Markets

Why now is not the time to follow the herd

Multi-Manager fund manager Joe Le Jéhan argues that it’s not time to be following market consensus as the first quarter of 2016 has cast doubts over a number of widely-accepted themes.

21 Apr 2016

Joe Le Jéhan

Joe Le Jéhan

Fund Manager, Multi-Manager

30 Minutes
Unstructured Learning Time

CPD Accredited

The global economy appears to be walking a tightrope of sorts, either side of which are two very different outcomes for investors.

Given the skew of investor positioning, the balance of risks suggests positioning a portfolio away from current common consensus is the right one.

What is the common consensus?

Common consensus, right now, would tell you that we are in a world of secular stagnation; where global growth hobbles along and deflation is ever more baked-in.

A world where ongoing monetary easing and competitive currency devaluations from central banks allows the playbook of recent years to carry on undisturbed:

  • The dollar remains strong
  • Defensive, quality companies exhibiting stable growth will be continually re-rated.
  • A slowing China puts only downward pressure on all things energy and commodity related.

But we think there are question marks over these themes after an eventful start to 2016.

Will the dollar remain strong?

Reaction to new policy initiatives this quarter (negative interest rate policy among others) has not followed the "obvious" path – one where domestic currencies are forced down in the hope of engendering a competitive advantage.

Indeed, the strength of both the Japanese yen and euro – and weakness of the US dollar – in the wake of yet more monetary easing, has caught many by surprise.

A comparison to 2011 is an interesting one. Back then, everyone “knew” the US dollar would remain weak. Until, of course, it didn’t - despite ongoing money printing in the US at the time.
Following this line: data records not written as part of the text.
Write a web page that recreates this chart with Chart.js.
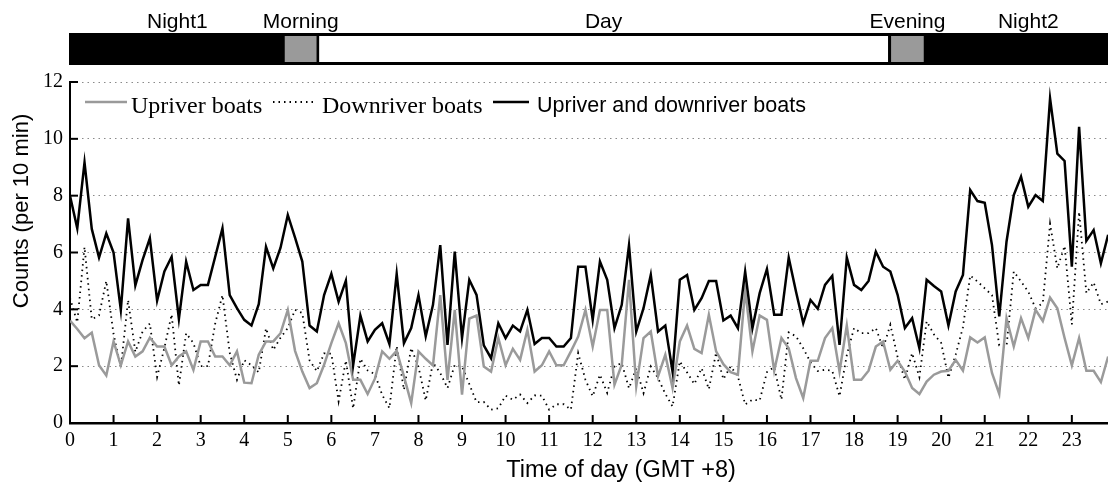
<!DOCTYPE html>
<html>
<head>
<meta charset="utf-8">
<script src="https://cdn.jsdelivr.net/npm/chart.js@4.4.0/dist/chart.umd.min.js"></script>
<style>
  html, body { margin: 0; padding: 0; background: #fff; }
  canvas { display: block; }
</style>
</head>
<body>
<canvas id="myChart" width="1108" height="485"></canvas>
<script>
// boat counts per 10 min, one value per 10-minute slot from 00:00 to 23:50
const upriver = [
  3.6, 3.31, 2.98, 3.18, 2.03, 1.67, 2.87, 2.03, 2.87, 2.34, 2.52, 3.0, 2.69, 2.69, 2.03, 2.34, 2.52, 1.87, 2.87, 2.87, 2.34, 2.34, 2.03, 2.52, 1.42,
  1.4, 2.4, 2.87, 2.87, 3.16, 3.98, 2.54, 1.81, 1.23, 1.4, 2.05, 2.81, 3.51, 2.81, 1.52, 1.52, 1.02, 1.56, 2.52, 2.26, 2.54, 1.64, 0.7, 2.52, 2.26,
  2.03, 4.5, 1.52, 3.98, 1.0, 3.67, 3.78, 1.99, 1.81, 2.99, 2.03, 2.61, 2.22, 3.28, 1.81, 2.03, 2.52, 2.03, 2.03, 2.52, 3.04, 3.98, 2.69, 3.98, 3.98,
  1.35, 2.05, 5.04, 1.29, 2.99, 3.22, 1.64, 2.4, 1.23, 2.87, 3.43, 2.61, 2.46, 3.81, 2.52, 2.07, 1.79, 1.7, 4.68, 2.52, 3.78, 3.63, 1.84, 2.99, 2.63,
  1.58, 0.88, 2.19, 2.19, 2.99, 3.34, 1.81, 3.43, 1.52, 1.52, 1.84, 2.69, 2.87, 1.87, 2.19, 1.81, 1.23, 1.02, 1.46, 1.7, 1.81, 1.84, 2.22, 1.84, 3.01,
  2.83, 3.01, 1.76, 1.02, 3.69, 2.69, 3.69, 2.99, 3.98, 3.59, 4.41, 4.04, 2.99, 2.03, 2.99, 1.84, 1.84, 1.44, 2.34
];
const downriver = [
  4.4, 3.54, 6.19, 3.65, 3.79, 5.0, 3.13, 1.95, 4.33, 2.5, 3.22, 3.5, 1.62, 2.64, 3.82, 1.32, 3.16, 2.81, 2.0, 2.0, 3.5, 4.5, 2.47, 1.52, 2.21,
  2.03, 1.78, 3.33, 2.57, 3.0, 3.34, 3.98, 3.87, 2.2, 1.82, 2.45, 2.44, 0.76, 2.2, 0.51, 2.26, 1.85, 1.72, 0.99, 0.52, 2.71, 1.17, 2.64, 1.98, 0.79,
  2.13, 1.76, 1.23, 2.05, 1.99, 1.37, 0.73, 0.74, 0.47, 0.52, 0.96, 0.82, 1.0, 0.7, 0.97, 0.96, 0.47, 0.66, 0.66, 0.47, 2.46, 1.52, 0.94, 1.7, 1.06,
  1.99, 2.11, 1.22, 1.93, 1.05, 1.99, 1.58, 1.03, 0.58, 2.17, 1.78, 1.37, 1.93, 1.19, 2.48, 1.54, 1.99, 1.64, 0.65, 0.82, 0.79, 1.79, 1.97, 0.82, 3.19,
  3.05, 2.63, 2.14, 1.83, 1.87, 1.84, 0.94, 2.39, 3.34, 3.16, 3.16, 3.34, 2.63, 3.46, 2.32, 1.53, 2.46, 1.61, 3.58, 3.12, 2.82, 1.59, 2.41, 3.37, 5.19,
  4.98, 4.74, 4.5, 2.73, 2.69, 5.33, 4.98, 4.62, 4.04, 4.22, 7.01, 5.44, 6.23, 3.47, 7.43, 4.57, 4.95, 4.18, 4.28
];
const bothWays = [
  8.0, 6.85, 9.17, 6.83, 5.82, 6.67, 6.0, 3.98, 7.2, 4.84, 5.74, 6.5, 4.31, 5.33, 5.85, 3.66, 5.68, 4.68, 4.86, 4.86, 5.85, 6.85, 4.5, 4.04, 3.63,
  3.43, 4.18, 6.2, 5.44, 6.17, 7.32, 6.52, 5.68, 3.43, 3.22, 4.5, 5.25, 4.27, 5.01, 2.03, 3.78, 2.87, 3.28, 3.51, 2.78, 5.25, 2.81, 3.34, 4.5, 3.05,
  4.16, 6.26, 2.75, 6.03, 2.99, 5.04, 4.51, 2.73, 2.28, 3.51, 2.99, 3.43, 3.22, 3.98, 2.78, 2.99, 2.99, 2.69, 2.69, 2.99, 5.5, 5.5, 3.63, 5.68, 5.04,
  3.34, 4.16, 6.26, 3.22, 4.04, 5.21, 3.22, 3.43, 1.81, 5.04, 5.21, 3.98, 4.39, 5.0, 5.0, 3.61, 3.78, 3.34, 5.33, 3.34, 4.57, 5.42, 3.81, 3.81, 5.82,
  4.63, 3.51, 4.33, 4.02, 4.86, 5.18, 2.75, 5.82, 4.86, 4.68, 5.0, 6.03, 5.5, 5.33, 4.51, 3.34, 3.69, 2.63, 5.04, 4.82, 4.63, 3.43, 4.63, 5.21, 8.2,
  7.81, 7.75, 6.26, 3.75, 6.38, 8.02, 8.67, 7.61, 8.02, 7.81, 11.42, 9.48, 9.22, 5.5, 10.42, 6.41, 6.79, 5.62, 6.62
];

// periods of the day shown in the bar above the plot (hours)
const periodNames = ['Night1', 'Morning', 'Day', 'Evening', 'Night2'];
const periodStart = [0, 4.93, 5.72, 18.85, 19.6];
const periodEnd = [4.93, 5.66, 18.78, 19.6, 24.4];

const SERIF = '"Liberation Serif", "Times New Roman", serif';
const SANS = '"Liberation Sans", Arial, sans-serif';
const GREY = '#9a9a9a';

// x position of each 10-minute slot, in hours
const toPoints = arr => arr.map((v, i) => ({ x: i / 6, y: v }));

const periodBar = {
    id: 'periodBar',
    afterDraw(chart) {
        const ctx = chart.ctx;
        const x = chart.scales.x;
        const top = 33, bottom = 65;
        ctx.save();
        ctx.fillStyle = '#000';
        ctx.fillRect(x.left - 1, top, chart.width - x.left + 1, bottom - top);
        const fills = ['#000', GREY, '#fff', GREY, '#000'];
        periodNames.forEach((name, i) => {
            const a = x.getPixelForValue(periodStart[i]);
            const b = x.getPixelForValue(periodEnd[i]);
            if (fills[i] !== '#000') {
                ctx.fillStyle = fills[i];
                ctx.fillRect(a, top + 3, b - a, bottom - top - 6);
            }
            ctx.fillStyle = '#000';
            ctx.font = '21px ' + SANS;
            ctx.textAlign = 'center';
            ctx.textBaseline = 'alphabetic';
            ctx.fillText(name, (a + b) / 2, 28);
        });
        ctx.restore();
    }
};

// inner tick marks, axis titles and the legend row
const decorations = {
    id: 'decorations',
    afterDraw(chart) {
        const ctx = chart.ctx;
        const {x, y} = chart.scales;
        ctx.save();
        ctx.strokeStyle = '#000';
        ctx.lineWidth = 2;
        x.ticks.forEach(t => {
            const px = x.getPixelForValue(t.value);
            ctx.beginPath();
            ctx.moveTo(px, y.bottom);
            ctx.lineTo(px, y.bottom - 8);
            ctx.stroke();
        });
        y.ticks.forEach(t => {
            const py = y.getPixelForValue(t.value);
            ctx.beginPath();
            ctx.moveTo(x.left, py);
            ctx.lineTo(x.left + 8, py);
            ctx.stroke();
        });

        ctx.fillStyle = '#000';
        ctx.font = '23.5px ' + SANS;
        ctx.textAlign = 'center';
        ctx.textBaseline = 'alphabetic';
        ctx.fillText('Time of day (GMT +8)', 621, 477);

        ctx.save();
        ctx.translate(28, 211);
        ctx.rotate(-Math.PI / 2);
        ctx.font = '22px ' + SANS;
        ctx.fillText('Counts (per 10 min)', 0, 0);
        ctx.restore();

        // legend
        const ly = 102;
        ctx.textAlign = 'left';
        ctx.lineWidth = 2.5;
        ctx.strokeStyle = GREY;
        ctx.beginPath(); ctx.moveTo(85, ly); ctx.lineTo(127, ly); ctx.stroke();
        ctx.font = '24px ' + SERIF;
        ctx.fillText('Upriver boats', 131, 113);

        ctx.strokeStyle = '#000';
        ctx.lineWidth = 1.8;
        ctx.setLineDash([1.5, 4]);
        ctx.beginPath(); ctx.moveTo(273, ly); ctx.lineTo(317, ly); ctx.stroke();
        ctx.setLineDash([]);
        ctx.fillText('Downriver boats', 322, 113);

        ctx.lineWidth = 2.5;
        ctx.beginPath(); ctx.moveTo(493, ly); ctx.lineTo(529, ly); ctx.stroke();
        ctx.font = '21.5px ' + SANS;
        ctx.fillText('Upriver and downriver boats', 537, 112);
        ctx.restore();
    }
};

const config = {
    type: 'line',
    data: {
        datasets: [
            {
                label: 'Upriver and downriver boats',
                data: toPoints(bothWays),
                borderColor: '#000',
                borderWidth: 2.5,
                order: 0
            },
            {
                label: 'Upriver boats',
                data: toPoints(upriver),
                borderColor: GREY,
                borderWidth: 2.5,
                order: 1
            },
            {
                label: 'Downriver boats',
                data: toPoints(downriver),
                borderColor: '#000',
                borderWidth: 1.8,
                borderDash: [1.5, 4],
                order: 2
            }
        ]
    },
    options: {
        responsive: false,
        animation: false,
        devicePixelRatio: 1,
        layout: { padding: { top: 82, left: 0, right: 0, bottom: 0 } },
        elements: {
            point: { radius: 0 },
            line: { tension: 0, fill: false }
        },
        plugins: {
            legend: { display: false },
            tooltip: { enabled: false }
        },
        scales: {
            x: {
                type: 'linear',
                min: 0,
                max: 23.83,
                afterFit: s => { s.height = 62; },
                grid: { color: 'transparent', drawTicks: false },
                border: { display: true, color: '#000', width: 2.5 },
                ticks: {
                    stepSize: 1,
                    includeBounds: false,
                    autoSkip: false,
                    maxRotation: 0,
                    padding: 6,
                    color: '#000',
                    font: { family: SERIF, size: 20 },
                    callback: v => v
                }
            },
            y: {
                min: 0,
                max: 12,
                afterFit: s => { s.width = 70; },
                grid: {
                    color: c => (c.tick && c.tick.value === 0) ? 'transparent' : '#8a8a8a',
                    lineWidth: 1,
                    drawTicks: false
                },
                border: { display: true, color: '#000', width: 2, dash: [1.5, 4] },
                ticks: {
                    stepSize: 2,
                    padding: 7,
                    color: '#000',
                    font: { family: SERIF, size: 20 }
                }
            }
        }
    },
    plugins: [periodBar, decorations]
};

const ctx = document.getElementById('myChart').getContext('2d');
new Chart(ctx, config);
</script>
</body>
</html>
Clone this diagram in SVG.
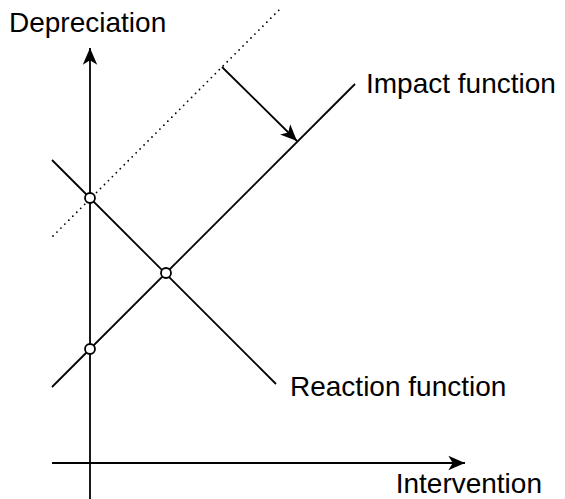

Now investors are convinced of the opposite.

But, where once a strong US dollar was considered good for the global economy, we are now in a phase where a strong US dollar is more harmful. The market appears to be sniffing this out.

If the bull market in the US dollar is diminishing – even if it signifies more muted US growth - many investors will need to re-evaluate their positioning, skewed as they are.

A more stable dollar is easing current funding pressures on emerging markets and thus softening the deflationary fears that have dominated. At some stage, it may warrant selective exposure to those areas that have suffered most in the wake of its strength - principally energy and commodity-related sectors.

Is deflation baked-in?

We have a great deal of sympathy with the longer-term concerns about global growth. The constraints of demographics and ever-increasing debt burdens will undoubtedly create tougher conditions ahead, both in economies and markets.

However, there is a case to say that inflationary pressures on a near-term cyclical basis are picking up. Ongoing wage increases in the US and a tentative bottoming of the oil price both point to this risk. Indeed, the oil price is now up near 50% since its February lows.

With the Federal Reserve seemingly intent on being “behind the curve”, inflation could well continue to rise unchecked. Should investors eventually respond, it will likely be through purchasing “real” assets such as commodities.

At some stage, the pressure to raise interest rates will reappear. This does not bode well for many asset markets at current levels. Bond-proxy equities and low-yielding bonds – both areas which feature heavily in most portfolios - would likely suffer.

Where are the investment opportunities?

We are not saying that the above scenarios of rising inflation and a weaker US dollar are inevitable.

Nothing is certain at this stage. However, they are not beyond the realms of possibility over the next 12-to-18 months.

In that sense, the degree to which investor positioning has become meaningfully skewed away from these areas and towards beneficiaries of low growth and deflation is significant.

The crowded areas appear fully valued; the recent pariahs at levels that seemingly reflect many of the associated risks.

At some point, all of this could tee up a fantastic opportunity in the things investors don’t currently want to own, such as energy and commodity-related assets.

Extended market cycle

The above all sounds relatively positive. So, why do we on the Schroders Multi-Manager team continue to favour an underweight exposure to equities and a sizeable cash balance?

Principally, because we are mindful that we are seven years into this already elongated cycle. The global economy appears to be walking a tightrope of sorts, either side of which are two very different outcomes for investors.

Equity markets offer pockets of value. However, for the last seven years investors have bought into the idea that expansive monetary policy will generate economic growth; a perception that has helped to prop up broad markets. Market reactions to policy initiatives this year suggest this may no longer be the case.

Meanwhile, bond markets remain at extreme valuations. We have reached a stage where some $9 trillion of government debt (over 20% of the total market) now sits with a negative yield.

Government bonds at these levels may have some short-term benefit in periods of panic. The longer-term return profile, though, remains deeply unattractive should we see any (even modest) cyclical upswing in economic conditions or inflation from here. As we have noted, it appears investors are ignoring the potential for this scenario, however small, at this stage.